Thursday, March 25, 2010

Please Do NOT Let the Food Wars Begin

Category: TV Show Review

More and more, the Travel Channel is beginning to resemble Food Network 2. Series hosted by chefs Andrew Zimmern (Bizarre Foods and Bizarre World) and Anthony Bourdain (No Reservations) are long-running staples on the network. Recent food-based additions have included the Adam Richman glutton-athon known as Man V. Food (which weekly paraphrases the old country song "How Many Biscuits Can You Eat This Morning?"), the 101 Chowdown Countdown, and Best Places to Pig Out.

Add to the Channel's line-up a new series from the producers of Man V. Food, a series titled Food Wars. This is simple enough: host Camille Ford goes to cities where rival restaurants each claim they have the "best" food specialty and invites five people to a blindfolded taste test.

The problem is, Ms. Ford doesn't have it as a host: not Bourdain's profanity-laden biting observations, not Zimmern's Midwestern (via New York) charm and humor, and not Richman's bottomless stomach.

I watched both opening night shows, featuring a Chicago beef sandwich battle and arguments over Buffalo's Buffalo wings. Although the background of the restaurants (especially with the origins of food staples such as the Buffalo wings, created by the owner of the Anchor Bar in Buffalo) was informative, the show simply lacks the spice that gives Richman heartburn on a weekly basis. And, honestly, a 3-2 vote settles nothing, as the conclusion of each episode proves: the people who prefer Duff's over the Anchor Bar haven't been persuaded, and fans of Al's beef sandwich in Chicago conclude the show by badmouthing Mr. Beef, and vice versa (which should be a warning: talking smack about a sandwich the way people do about the Cubs or the White Sox?), totally contradicting the claim that the show will "settle the food wars, once and for all."

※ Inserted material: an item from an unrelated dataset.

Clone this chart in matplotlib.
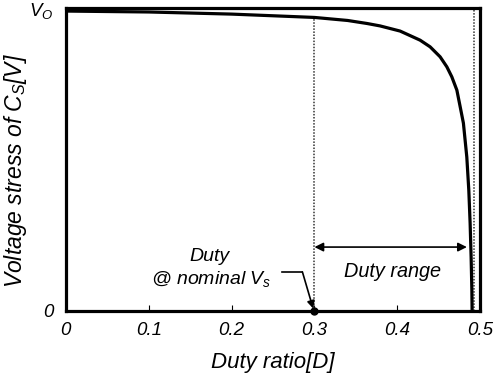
import matplotlib
matplotlib.use("Agg")
import matplotlib.pyplot as plt

plt.rcParams['font.family'] = ['Liberation Sans', 'DejaVu Sans']
plt.rcParams['font.style'] = 'italic'
plt.rcParams['mathtext.fontset'] = 'custom'
plt.rcParams['mathtext.rm'] = 'Liberation Sans'
plt.rcParams['mathtext.it'] = 'Liberation Sans:italic'

# voltage stress of Cs (normalised to Vo) vs duty ratio
duty = [0, 0.1, 0.2, 0.3, 0.34, 0.3635, 0.3792, 0.4034, 0.4275, 0.4396, 0.4517,
        0.4598, 0.4658, 0.4719, 0.4767, 0.4798, 0.4839, 0.4863, 0.4879,
        0.4891, 0.4900, 0.4903]
v_cs = [0.990, 0.987, 0.980, 0.969, 0.959, 0.949, 0.941, 0.924, 0.894, 0.872, 0.839,
        0.806, 0.773, 0.729, 0.663, 0.620, 0.508, 0.399, 0.290,
        0.178, 0.069, 0.0]
d_nominal = 0.3
d_max = 0.492
range_end = 0.484
x_ticks = [0, 0.1, 0.2, 0.3, 0.4, 0.5]
x_labels = ['0', '0.1', '0.2', '0.3', '0.4', '0.5']

fig = plt.figure(figsize=(4.95, 3.83), dpi=100)
ax = fig.add_axes([0.133, 0.188, 0.837, 0.791])

ax.plot(duty, v_cs, color='black', lw=2.3, solid_capstyle='butt', solid_joinstyle='round', zorder=3)

# dotted markers of the duty range
ax.plot([d_nominal, d_nominal], [0, v_cs[duty.index(d_nominal)]], color='#333333',
        ls=(0, (1, 1)), lw=1.1)
ax.plot([d_max, d_max], [0, 1], color='#333333', ls=(0, (1, 1)), lw=1.1)

ax.annotate('', xy=(range_end, 0.211), xytext=(d_nominal, 0.211),
            arrowprops=dict(arrowstyle='<|-|>', color='black', lw=1.2, mutation_scale=13,
                            shrinkA=0, shrinkB=0))
ax.text(0.394, 0.129, 'Duty range', ha='center', va='center', fontsize=14.3)

# nominal operating point
ax.plot([d_nominal], [0], 'o', color='black', ms=5, zorder=4, clip_on=False)
ax.plot([0.2614, 0.2855], [0.129, 0.129], color='black', lw=1.2)
ax.annotate('', xy=(d_nominal - 0.0015, 0.008), xytext=(0.2855, 0.129),
            arrowprops=dict(arrowstyle='-|>', color='black', lw=1.2, mutation_scale=11,
                            shrinkA=0, shrinkB=0))
ax.text(0.173, 0.18, 'Duty', ha='center', va='center', fontsize=14)
ax.text(0.175, 0.105, '@ nominal $V_s$', ha='center', va='center', fontsize=14)

ax.set_xlim(0, 0.5)
ax.set_ylim(0, 1)
ax.set_xticks(x_ticks)
ax.set_xticklabels(x_labels)
ax.set_yticks([0, 1])
ax.set_yticklabels(['0', r'$V_\mathrm{O}$'])
ax.tick_params(axis='x', direction='in', length=4, width=0.8, pad=8, labelsize=13.5)
ax.tick_params(axis='y', length=0, pad=9, labelsize=13.5)
for s in ax.spines.values():
    s.set_linewidth(2.3)

ax.set_xlabel('Duty ratio[D]', fontsize=16, labelpad=9)
ax.set_ylabel('Voltage stress of $C_S$[V]', fontsize=16.5)
ax.yaxis.set_label_coords(-0.09, 0.465)

fig.savefig('out.png', dpi=100)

No doubt there will be shows about the Cincinnati chili havens (Gold Star or Skyline) and probably more "is it barbecue with a spice rub or with sauce" arguments -- all of which have been already dealt with on numerous occasions on other shows, and in a much more rewarding manner to the viewer. While the majority of the food shows on the Travel Channel are at least enjoyable and at most cannot-miss, this is not one of them.

And, honestly, enough with the food shows. I don't want Samantha Brown's next travel show to be "Samantha Brown Visits Shoney's."